RECORDED INFORMATION |
◇ ◇ ◇

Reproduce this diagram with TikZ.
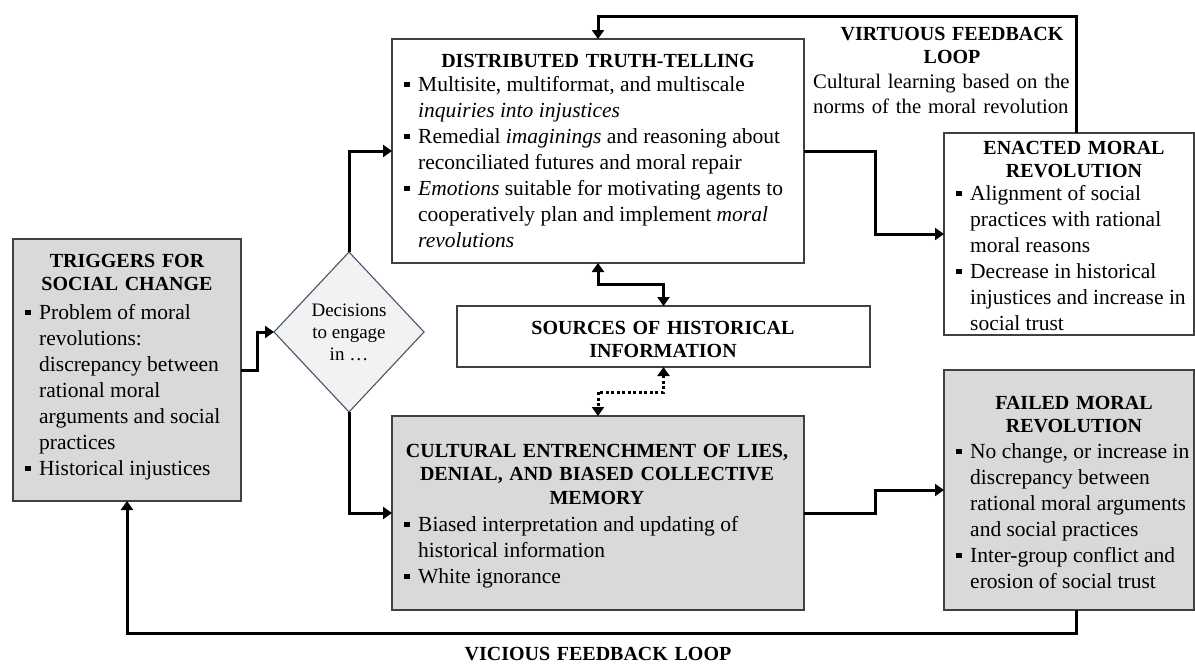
\documentclass[tikz,border=0pt]{standalone}
\usepackage{fontspec}
\setmainfont{Liberation Serif}
\usetikzlibrary{arrows.meta,shapes.geometric,calc}
\definecolor{boxgray}{HTML}{D9D9D9}
\definecolor{dfill}{HTML}{F2F2F2}
\definecolor{dline}{HTML}{44546A}
\definecolor{bline}{HTML}{404040}
\newcommand\bodyfont{\fontsize{21.5}{26}\selectfont}
\newcommand\titlefont{\fontsize{20}{23.5}\selectfont\bfseries}
\newcommand\bl{\makebox[14pt][l]{\rule[4pt]{5.5pt}{5.5pt}}}
\begin{document}
\begin{tikzpicture}[x=1pt,y=-1pt,
  box/.style={draw=bline,line width=1.4pt,anchor=north west,inner sep=0pt,outer sep=0pt},
  graybox/.style={box,fill=boxgray},
  whitebox/.style={box,fill=white},
  ttl/.style={anchor=base,text width=#1,align=center,font=\titlefont,inner sep=0pt},
  body/.style={anchor=base west,font=\bodyfont,inner sep=0pt},
  conn/.style={line width=3pt,-{Triangle[length=9pt,width=12pt]}},
  conn2/.style={line width=3pt,{Triangle[length=9pt,width=12pt]}-{Triangle[length=9pt,width=12pt]}},
  dotconn/.style={line width=3pt,dash pattern=on 3pt off 2.5pt,{Triangle[length=9pt,width=12pt]}-{Triangle[length=9pt,width=12pt]}},
  decision/.style={diamond,draw=dline,fill=dfill,line width=1.1pt,inner sep=0pt,outer sep=0pt,minimum width=150pt,minimum height=160pt,align=center,font=\fontsize{19}{22}\selectfont}
]
\useasboundingbox (0,0) rectangle (1195,664);
\fill[white] (0,0) rectangle (1195,664);

% boxes
\node[graybox,minimum width=228pt,minimum height=262pt] (trig) at (13,239) {};
\node[whitebox,minimum width=412pt,minimum height=224pt] (dtt) at (392,39) {};
\node[whitebox,minimum width=250pt,minimum height=202pt] (ena) at (944,133) {};
\node[whitebox,minimum width=413pt,minimum height=61pt] (src) at (457,306) {};
\node[graybox,minimum width=412pt,minimum height=194pt] (cult) at (392,416) {};
\node[graybox,minimum width=250pt,minimum height=240pt] (fail) at (944,370) {};
\node[decision] (dec) at (349,332) {Decisions\\to engage\\in …};

\coordinate (vt) at (1076,16);
\coordinate (vb) at (1076,633);

% connectors
\draw[conn] (trig.east) -- ++(16,0) |- (dec.west);
\draw[conn] (dec.north) |- (dtt.west);
\draw[conn] (dec.south) |- (cult.west);
\draw[conn] (dtt.east) -- ++(71,0) |- (ena.west);
\draw[conn] (cult.east) -- ++(71,0) |- (fail.west);
\draw[conn] (ena.north -| vt) -- (vt) -| (dtt.north);
\draw[conn] (fail.south -| vb) -- (vb) -| (trig.south);
\draw[conn2] (dtt.south) -- ++(0,21) -| (src.north);
\draw[dotconn] (src.south) -- ++(0,25) -| (cult.north);

% texts
\node[ttl=220pt] (trigT) at (127,267) {TRIGGERS FOR\\SOCIAL CHANGE};
\node[body] (trigB) at (25,319) {\begin{tabular}[t]{@{}l@{}l@{}}\bl&Problem of moral\\&revolutions:\\&discrepancy between\\&rational moral\\&arguments and social\\&practices\\\bl&Historical injustices\end{tabular}};

\node[ttl=400pt] (dttT) at (598,67) {DISTRIBUTED TRUTH-TELLING};
\node[body] (dttB) at (404,91) {\begin{tabular}[t]{@{}l@{}l@{}}\bl&Multisite, multiformat, and multiscale\\&\textit{inquiries into injustices}\\\bl&Remedial \textit{imaginings} and reasoning about\\&reconciliated futures and moral repair\\\bl&\textit{Emotions} suitable for motivating agents to\\&cooperatively plan and implement \textit{moral}\\&\textit{revolutions}\end{tabular}};

\node[ttl=260pt] (virT) at (952,40) {VIRTUOUS FEEDBACK\\LOOP};
\node[anchor=base west,text width=270pt,align=left,inner sep=0pt,font=\fontsize{20.7}{25}\selectfont] (virB) at (813,88) {Cultural learning based on the\\norms of the moral revolution};

\node[ttl=240pt] (enaT) at (1074,154) {ENACTED MORAL\\REVOLUTION};
\node[body] (enaB) at (956,200) {\begin{tabular}[t]{@{}l@{}l@{}}\bl&Alignment of social\\&practices with rational\\&moral reasons\\\bl&Decrease in historical\\&injustices and increase in\\&social trust\end{tabular}};

\node[ttl=400pt] (srcT) at (663,334) {SOURCES OF HISTORICAL\\INFORMATION};

\node[ttl=400pt] (cultT) at (597,457) {CULTURAL ENTRENCHMENT OF LIES,\\DENIAL, AND BIASED COLLECTIVE\\MEMORY};
\node[body] (cultB) at (404,531) {\begin{tabular}[t]{@{}l@{}l@{}}\bl&Biased interpretation and updating of\\&historical information\\\bl&White ignorance\end{tabular}};

\node[ttl=240pt] (failT) at (1074,409) {FAILED MORAL\\REVOLUTION};
\node[body] (failB) at (956,458) {\begin{tabular}[t]{@{}l@{}l@{}}\bl&No change, or increase in\\&discrepancy between\\&rational moral arguments\\&and social practices\\\bl&Inter-group conflict and\\&erosion of social trust\end{tabular}};

\node[ttl=400pt] (vicT) at (598,660) {VICIOUS FEEDBACK LOOP};
\end{tikzpicture}
\end{document}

◇ ◇ ◇

WORK TO COMPLETE | Restate the listing above word for word, and skip the pictures.

TASK ANSWER |
Reproduce this diagram with TikZ.
\documentclass[tikz,border=0pt]{standalone}
\usepackage{fontspec}
\setmainfont{Liberation Serif}
\usetikzlibrary{arrows.meta,shapes.geometric,calc}
\definecolor{boxgray}{HTML}{D9D9D9}
\definecolor{dfill}{HTML}{F2F2F2}
\definecolor{dline}{HTML}{44546A}
\definecolor{bline}{HTML}{404040}
\newcommand\bodyfont{\fontsize{21.5}{26}\selectfont}
\newcommand\titlefont{\fontsize{20}{23.5}\selectfont\bfseries}
\newcommand\bl{\makebox[14pt][l]{\rule[4pt]{5.5pt}{5.5pt}}}
\begin{document}
\begin{tikzpicture}[x=1pt,y=-1pt,
  box/.style={draw=bline,line width=1.4pt,anchor=north west,inner sep=0pt,outer sep=0pt},
  graybox/.style={box,fill=boxgray},
  whitebox/.style={box,fill=white},
  ttl/.style={anchor=base,text width=#1,align=center,font=\titlefont,inner sep=0pt},
  body/.style={anchor=base west,font=\bodyfont,inner sep=0pt},
  conn/.style={line width=3pt,-{Triangle[length=9pt,width=12pt]}},
  conn2/.style={line width=3pt,{Triangle[length=9pt,width=12pt]}-{Triangle[length=9pt,width=12pt]}},
  dotconn/.style={line width=3pt,dash pattern=on 3pt off 2.5pt,{Triangle[length=9pt,width=12pt]}-{Triangle[length=9pt,width=12pt]}},
  decision/.style={diamond,draw=dline,fill=dfill,line width=1.1pt,inner sep=0pt,outer sep=0pt,minimum width=150pt,minimum height=160pt,align=center,font=\fontsize{19}{22}\selectfont}
]
\useasboundingbox (0,0) rectangle (1195,664);
\fill[white] (0,0) rectangle (1195,664);

% boxes
\node[graybox,minimum width=228pt,minimum height=262pt] (trig) at (13,239) {};
\node[whitebox,minimum width=412pt,minimum height=224pt] (dtt) at (392,39) {};
\node[whitebox,minimum width=250pt,minimum height=202pt] (ena) at (944,133) {};
\node[whitebox,minimum width=413pt,minimum height=61pt] (src) at (457,306) {};
\node[graybox,minimum width=412pt,minimum height=194pt] (cult) at (392,416) {};
\node[graybox,minimum width=250pt,minimum height=240pt] (fail) at (944,370) {};
\node[decision] (dec) at (349,332) {Decisions\\to engage\\in …};

\coordinate (vt) at (1076,16);
\coordinate (vb) at (1076,633);

% connectors
\draw[conn] (trig.east) -- ++(16,0) |- (dec.west);
\draw[conn] (dec.north) |- (dtt.west);
\draw[conn] (dec.south) |- (cult.west);
\draw[conn] (dtt.east) -- ++(71,0) |- (ena.west);
\draw[conn] (cult.east) -- ++(71,0) |- (fail.west);
\draw[conn] (ena.north -| vt) -- (vt) -| (dtt.north);
\draw[conn] (fail.south -| vb) -- (vb) -| (trig.south);
\draw[conn2] (dtt.south) -- ++(0,21) -| (src.north);
\draw[dotconn] (src.south) -- ++(0,25) -| (cult.north);

% texts
\node[ttl=220pt] (trigT) at (127,267) {TRIGGERS FOR\\SOCIAL CHANGE};
\node[body] (trigB) at (25,319) {\begin{tabular}[t]{@{}l@{}l@{}}\bl&Problem of moral\\&revolutions:\\&discrepancy between\\&rational moral\\&arguments and social\\&practices\\\bl&Historical injustices\end{tabular}};

\node[ttl=400pt] (dttT) at (598,67) {DISTRIBUTED TRUTH-TELLING};
\node[body] (dttB) at (404,91) {\begin{tabular}[t]{@{}l@{}l@{}}\bl&Multisite, multiformat, and multiscale\\&\textit{inquiries into injustices}\\\bl&Remedial \textit{imaginings} and reasoning about\\&reconciliated futures and moral repair\\\bl&\textit{Emotions} suitable for motivating agents to\\&cooperatively plan and implement \textit{moral}\\&\textit{revolutions}\end{tabular}};

\node[ttl=260pt] (virT) at (952,40) {VIRTUOUS FEEDBACK\\LOOP};
\node[anchor=base west,text width=270pt,align=left,inner sep=0pt,font=\fontsize{20.7}{25}\selectfont] (virB) at (813,88) {Cultural learning based on the\\norms of the moral revolution};

\node[ttl=240pt] (enaT) at (1074,154) {ENACTED MORAL\\REVOLUTION};
\node[body] (enaB) at (956,200) {\begin{tabular}[t]{@{}l@{}l@{}}\bl&Alignment of social\\&practices with rational\\&moral reasons\\\bl&Decrease in historical\\&injustices and increase in\\&social trust\end{tabular}};

\node[ttl=400pt] (srcT) at (663,334) {SOURCES OF HISTORICAL\\INFORMATION};

\node[ttl=400pt] (cultT) at (597,457) {CULTURAL ENTRENCHMENT OF LIES,\\DENIAL, AND BIASED COLLECTIVE\\MEMORY};
\node[body] (cultB) at (404,531) {\begin{tabular}[t]{@{}l@{}l@{}}\bl&Biased interpretation and updating of\\&historical information\\\bl&White ignorance\end{tabular}};

\node[ttl=240pt] (failT) at (1074,409) {FAILED MORAL\\REVOLUTION};
\node[body] (failB) at (956,458) {\begin{tabular}[t]{@{}l@{}l@{}}\bl&No change, or increase in\\&discrepancy between\\&rational moral arguments\\&and social practices\\\bl&Inter-group conflict and\\&erosion of social trust\end{tabular}};

\node[ttl=400pt] (vicT) at (598,660) {VICIOUS FEEDBACK LOOP};
\end{tikzpicture}
\end{document}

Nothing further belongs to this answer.